4. 1,25-Dihydroxycholecalciferol – Calcitriol
   • Formation of 1,25-Dihydroxycholecalciferol
     • 1,25-dihydroxycholecalciferol is otherwise known as calcitriol or activated vitamin D. It is formed from cholecalciferol which is present in skin and intestine.
     • The cholecalciferol (vitamin D₃) from skin or intestine is converted into 25-hydroxycholecalciferol in the liver. This in turn, is activated into 1,25-dihydroxycholecalciferol by parathormone in the kidney.
   • Action of 1,25-Dihydroxycholecalciferol: The activated vitamin D plays an important role in the maintenance of blood calcium levels. It acts on the intestinal epithelium and enhances the absorption of calcium from intestine into the blood. Details are given.
5. Prostaglandins: The prostaglandins secreted from kidney are PGA₂ and PGE₂. These hormones are secreted by juxtaglomerular cells and type 1 interstitial cells present in the medulla of kidney. The prostaglandins decrease the blood pressure by systemic vasodilatation, diuresis and natriuresis. Details of prostaglandins are given.

Heart

Heart secretes the hormones atrial natriuretic peptide and brain natriuretic peptide. Recently another peptide called C-type natriuretic peptide is found in heart.

Atrial Natriuretic Peptide

• Atrial natriuretic peptide (ANP) is a polypeptide with 28 amino acids. It is secreted by atrial musculature of the heart. Recently, it is found in the hypothalamus of brain also. However, its action in brain is not known.
• ANP is secreted during overstretching of atrial muscles in conditions like increase in blood volume. ANP in turn increases the excretion of sodium (followed by water excretion) through urine and helps in the maintenance of ECF volume and blood volume. It also lowers blood pressure.
  • Effect of ANP on Sodium Excretion: ANP increases the excretion of sodium ions through urine by
    1. Increasing glomerular filtration rate by relaxing mesangial cells and dilating afferent arterioles
    2. Inhibiting sodium reabsorption from distal convoluted tubules and collecting ducts in kidneys
    3. Increasing the secretion of sodium into the renal tubules.
       • Escape phenomenon: Thus, ANP is responsible for the escape phenomenon, and prevention of edema in primary hyperaldosteronism in spite of increased ECF volume.
  • Effect of ANP on Blood Pressure: ANP decreases the blood pressure by
    1. Vasodilatation by relaxing the smooth muscle fibers mainly in arterioles and venules
    2. Inhibiting renin secretion from the juxtaglomerular apparatus of the kidney
    3. Inhibiting vasoconstrictor effect of angiotensin 2
    4. Inhibiting vasoconstrictor effects of catecholamines.

Brain Natriuretic Peptide

• Brain natriuretic peptide (BNP) is also called B-type natriuretic peptide. It is a polypeptide with 32 amino acids. It is secreted by the cardiac muscle. It is also secreted in some parts of brain. The stimulant for its secretion is not known
• BNP has the same actions of ANP (see above). On the brain, its actions are net known.
  • Clinical importance of BNP: Measurement of prasma level of BNP (BNP test) is becoming an important diagnostic tool for heart diseases.
    • Normally, blood contains very small amount of BNP. However, in conditions like heart failure, BNP level is increased in blood.

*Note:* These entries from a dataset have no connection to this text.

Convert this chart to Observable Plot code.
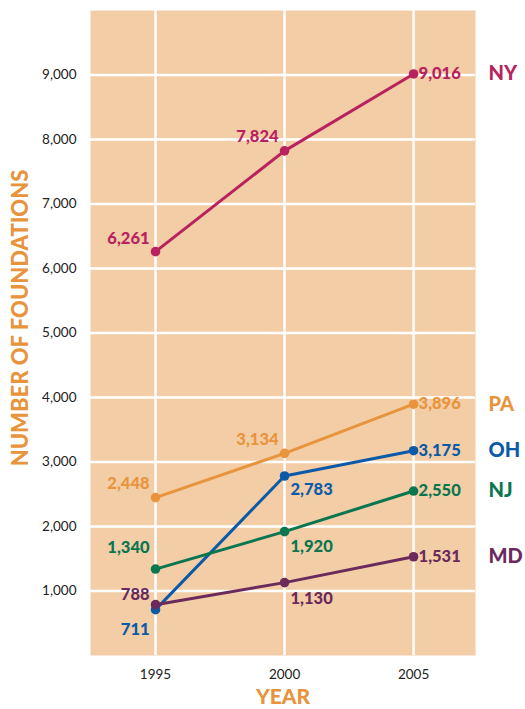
<!DOCTYPE html>
<html>
<head>
<meta charset="utf-8">
<script src="https://cdn.jsdelivr.net/npm/d3@7"></script>
<script src="https://cdn.jsdelivr.net/npm/@observablehq/plot@0.6"></script>
<style>
  html, body { margin: 0; padding: 0; background: #fff; }
  #chart svg { display: block; font-family: Lato, "Open Sans", sans-serif; }
</style>
</head>
<body>
<div id="chart"></div>
<script>
const years = [1995, 2000, 2005];
const states = ["NY", "PA", "OH", "NJ", "MD"];
const NY = [6261, 7824, 9016];
const PA = [2448, 3134, 3896];
const OH = [711, 2783, 3175];
const NJ = [1340, 1920, 2550];
const MD = [788, 1130, 1531];
const yTicks = [1000, 2000, 3000, 4000, 5000, 6000, 7000, 8000, 9000];
const yTitle = "NUMBER OF FOUNDATIONS";
const xTitle = "YEAR";

const seriesValues = {NY, PA, OH, NJ, MD};
const colors = {NY: "#b8235f", PA: "#e8943c", OH: "#0b5aa8", NJ: "#0a7650", MD: "#6a2a5c"};

// label placement (style only): [dx, dy, anchor] per state per year
const place = {
  NY: [[-6, -13, "end"], [-6, -14, "end"], [5, 0, "start"]],
  PA: [[-6, -14, "end"], [-6, -14, "end"], [5, 0, "start"]],
  OH: [[-6, 20, "end"], [6, 14, "start"], [5, 0, "start"]],
  NJ: [[-6, -21, "end"], [6, 15, "start"], [5, 0, "start"]],
  MD: [[-6, -10, "end"], [6, 16, "start"], [5, 0, "start"]]
};

const rows = [];
states.forEach(s => years.forEach((y, i) => rows.push({
  state: s, year: y, value: seriesValues[s][i],
  dx: place[s][i][0], dy: place[s][i][1], anchor: place[s][i][2]
})));
const last = rows.filter(d => d.year === 2005);
const fmt = d3.format(",");

const textMarks = rows.map(r => Plot.text([r], {
  x: "year", y: "value", text: d => fmt(d.value),
  dx: r.dx, dy: r.dy, textAnchor: r.anchor,
  fill: colors[r.state], fontSize: 16.5, fontWeight: 900, letterSpacing: 0.5
}));

const chart = Plot.plot({
  width: 525,
  height: 709,
  marginTop: 10,
  marginRight: 50,
  marginBottom: 54,
  marginLeft: 90,
  style: {background: "#fff", fontFamily: "Lato, 'Open Sans', sans-serif"},
  x: {domain: [1992.48, 2007.4]},
  y: {domain: [0, 10000]},
  marks: [
    Plot.frame({fill: "#f2cda6", stroke: null}),
    Plot.ruleX(years, {stroke: "#fff", strokeWidth: 2.5}),
    Plot.ruleY(yTicks, {stroke: "#fff", strokeWidth: 2.5}),
    Plot.axisY({ticks: yTicks, tickSize: 0, tickPadding: 14, tickFormat: fmt, fontSize: 13.5, color: "#222", label: null}),
    Plot.axisX({ticks: years, tickSize: 0, tickPadding: 14, tickFormat: d3.format("d"), fontSize: 13.5, color: "#222", label: null}),
    Plot.text([yTitle], {frameAnchor: "left", textAnchor: "middle", lineAnchor: "middle", rotate: -90, dx: -70, dy: -15,
      fill: "#e8943c", fontSize: 22, fontWeight: 900, letterSpacing: 0.8, clip: false}),
    Plot.text([xTitle], {frameAnchor: "bottom", textAnchor: "middle", lineAnchor: "middle", dy: 42,
      fill: "#e8943c", fontSize: 21, fontWeight: 900, letterSpacing: 0.8, clip: false}),
    ...states.map(s => Plot.line(rows.filter(d => d.state === s), {x: "year", y: "value", stroke: colors[s], strokeWidth: 3})),
    ...states.map(s => Plot.dot(rows.filter(d => d.state === s), {x: "year", y: "value", fill: colors[s], r: 4.8})),
    ...textMarks,
    Plot.text(last, {x: "year", y: "value", text: "state", fill: d => colors[d.state], dx: 75, textAnchor: "start",
      fontSize: 20, fontWeight: 900, letterSpacing: 1, clip: false})
  ]
});
document.getElementById("chart").appendChild(chart);
</script>
</body>
</html>
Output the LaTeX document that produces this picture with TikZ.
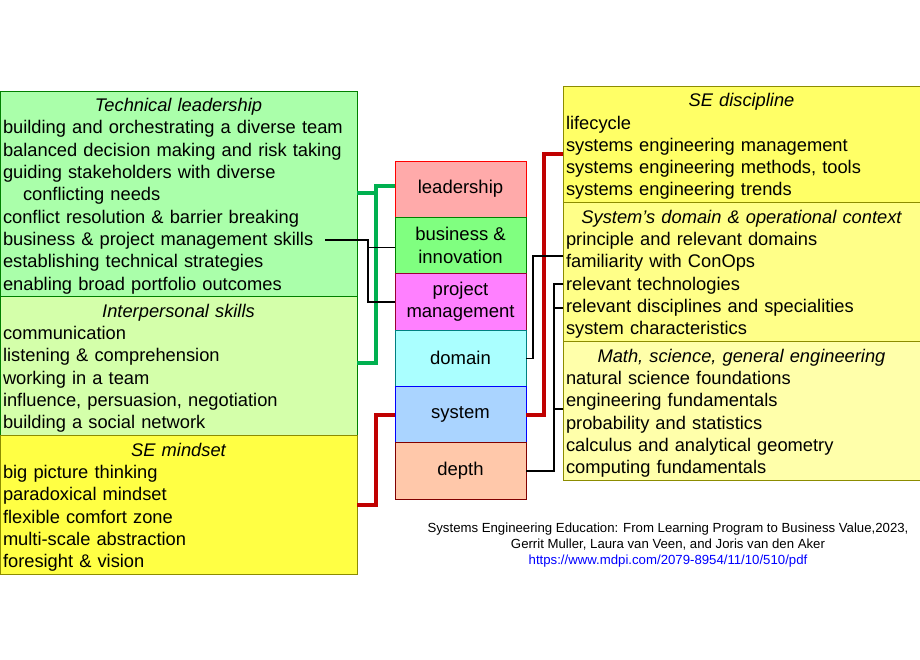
\documentclass[tikz,border=0pt]{standalone}
\usepackage{fontspec}
\setmainfont{Liberation Sans}
\usetikzlibrary{positioning}
\definecolor{techfill}{HTML}{AAFFAA}
\definecolor{interfill}{HTML}{D4FFAA}
\definecolor{mindfill}{HTML}{FFFF44}
\definecolor{discfill}{HTML}{FFFF66}
\definecolor{ctxfill}{HTML}{FFFF88}
\definecolor{mathfill}{HTML}{FFFFAA}
\definecolor{grpgreen}{HTML}{008000}
\definecolor{grpolive}{HTML}{8C8C00}
\definecolor{leadfill}{HTML}{FFAAAA}
\definecolor{busfill}{HTML}{80FF80}
\definecolor{projfill}{HTML}{FF80FF}
\definecolor{domfill}{HTML}{AAFFFF}
\definecolor{sysfill}{HTML}{AAD4FF}
\definecolor{depthfill}{HTML}{FFC8AA}
\definecolor{linkgreen}{HTML}{00B050}
\definecolor{linkred}{HTML}{C00000}
\definecolor{urlblue}{HTML}{0000FF}
\newcommand{\grptitle}[1]{\makebox[\linewidth]{\rule{0pt}{18.5pt}\itshape #1}}

\begin{document}
\begin{tikzpicture}[x=1pt,y=-1pt,
  every node/.style={font=\fontsize{18.5}{22.3}\selectfont},
  grp/.style={draw,anchor=north west,minimum width=357pt,text width=351pt,inner xsep=3pt,inner ysep=0pt,align=left,outer sep=0pt,
    font=\fontsize{18.3}{22.3}\selectfont},
  area/.style={draw,minimum width=131pt,minimum height=56.33pt,align=center,outer sep=0pt,inner sep=1pt},
  glink/.style={line width=4pt,draw=linkgreen},
  rlink/.style={line width=4pt,draw=linkred},
  blink/.style={line width=1.3pt,draw=black}]
\useasboundingbox (0,0) rectangle (920,660);

\node[grp,fill=techfill,draw=grpgreen,minimum height=205pt] (tech) at (0,91) {\grptitle{Technical leadership}\\
building and orchestrating a diverse team\\
balanced decision making and risk taking\\
guiding stakeholders with diverse\\
\hspace*{20pt}conflicting needs\\
conflict resolution \& barrier breaking\\
business \& project management skills\\
establishing technical strategies\\
enabling broad portfolio outcomes};
\node[grp,fill=interfill,draw=grpgreen,minimum height=139pt] (inter) at (0,296) {\grptitle{Interpersonal skills}\\
communication\\
listening \& comprehension\\
working in a team\\
influence, persuasion, negotiation\\
building a social network};
\node[grp,fill=mindfill,draw=grpolive,minimum height=139pt] (mind) at (0,435) {\grptitle{SE mindset}\\
big picture thinking\\
paradoxical mindset\\
flexible comfort zone\\
multi-scale abstraction\\
foresight \& vision};

\node[grp,fill=discfill,draw=grpolive,minimum height=116pt] (disc) at (563,86) {\grptitle{SE discipline}\\
lifecycle\\
systems engineering management\\
systems engineering methods, tools\\
systems engineering trends};
\node[grp,fill=ctxfill,draw=grpolive,minimum height=139pt] (ctx) at (563,202) {\grptitle{System's domain \& operational context}\\
principle and relevant domains\\
familiarity with ConOps\\
relevant technologies\\
relevant disciplines and specialities\\
system characteristics};
\node[grp,fill=mathfill,draw=grpolive,minimum height=139pt] (math) at (563,341) {\grptitle{Math, science, general engineering}\\
natural science foundations\\
engineering fundamentals\\
probability and statistics\\
calculus and analytical geometry\\
computing fundamentals};

\node[area,fill=leadfill,draw=red] (lead) at (460.5,189.2) {leadership};
\node[area,fill=busfill,draw=grpgreen,below=0pt of lead] (bus) {business \&\\innovation};
\node[area,fill=projfill,draw=purple!80!black,below=0pt of bus] (proj) {project\\management};
\node[area,fill=domfill,draw=teal,below=0pt of proj] (dom) {domain};
\node[area,fill=sysfill,draw=blue,below=0pt of dom] (sys) {system};
\node[area,fill=depthfill,draw=red!50!black,below=0pt of sys] (depth) {depth};

\node[font=\fontsize{13.2}{15.6}\selectfont,align=center] (cite) at (668,545) {Systems Engineering Education: From Learning Program to Business Value,2023,\\
Gerrit Muller, Laura van Veen, and Joris van den Aker\\
\textcolor{urlblue}{https://www.mdpi.com/2079-8954/11/10/510/pdf}};

\draw[glink] ([yshift=3pt]lead.west) -- ++(-19,0) coordinate (gj) |- ([yshift=3pt]inter.east);
\draw[glink] (tech.east) -- (tech.east -| gj);
\coordinate (bpm) at (325,240);
\draw[blink] (bpm) -- ++(43,0) coordinate (bj) |- (proj.west);
\draw[blink] ([yshift=-2pt]bus.west) -- ([yshift=-2pt]bus.west -| bj);
\draw[rlink] (sys.west) -- ++(-19,0) |- (mind.east);
\draw[rlink] (sys.east) -- ++(18,0) |- ([yshift=-10pt]disc.west);
\draw[blink] (dom.east) -- ++(7,0) |- ([yshift=15.5pt]ctx.west);
\draw[blink] (depth.east) -- ++(28,0) coordinate (dj) |- ([yshift=-12.5pt]ctx.west);
\draw[blink] ([yshift=-36.5pt]ctx.west) -- ([yshift=-36.5pt]ctx.west -| dj);
\draw[blink] ([yshift=1.5pt]math.west) -- ([yshift=1.5pt]math.west -| dj);
\end{tikzpicture}
\end{document}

C-Type Natriuretic Peptide

• C-type natriuretic peptide (CNP) is the newly discovered peptide hormone. It is a 22 amino acid peptide. Initially, it was identified in brain.
• Now it is known to be secreted by several tissues which include the myocardium, endothelium of blood vessels, gastrointestinal tract and kidneys. The functions of this hormone are not fully studied. It is believed that it has similar action of atrial natriuretic peptide.